Hungry and weary as he was, he rode into the town to get food and wine at an inn. Men, women, and children, who had been watching on the walls, came crowding round him at the gate. A man-at-arms had read Bertrand’s shield, and it was noised from mouth to mouth that Sir Robin of Dinan had ridden back from Mivoie.

“News, messire! What news?”

Bertrand looked down at the eager, crowding faces, and saw the ripple of exultation that spread about him as he threw them the good news like a stone into a pool. Some went down on their knees and prayed; others jigged to and fro like roisterers at a fair; even the children shouted and clapped their hands.

Freeing himself with difficulty from the people, Bertrand broke away down a side street and drew up before a common tavern. The place was empty save for one old woman, who served Bertrand as he sat in the dirty room, pondering on the irony of it all—that he should be the man to bring the good news to Josselin. Begging linen from the old woman, he unbuckled the cuishe from his right thigh, poured in wine, and bound up the wound. Then he gave the dame some money, mounted his horse, and rode for the western gate.

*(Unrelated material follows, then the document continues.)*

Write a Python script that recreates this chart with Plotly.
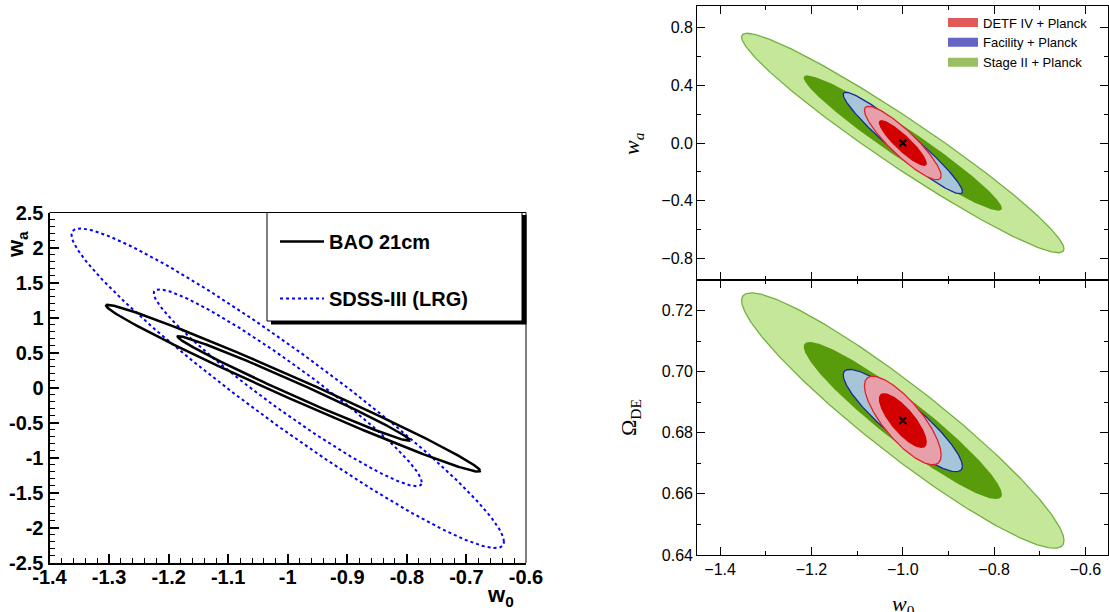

All Josselin was in an uproar as Bertrand trotted through the streets. Mounted men had come in from Mivoie, cheering and waving branches of broom. Bells were pealing, townsfolk and peasantry shouting and crowding in the narrow streets. They thronged round Bertrand and nearly dragged him from his horse, striving to touch even his surcoat and armor, and shouting their blessings on Sir Robin of Dinan. Bertrand, facing the mockery of it all, won through them patiently, and came to the gate that led towards Loudeac.

“Du Guesclin played the coward” were the last words he heard as he rode from Josselin towards the west.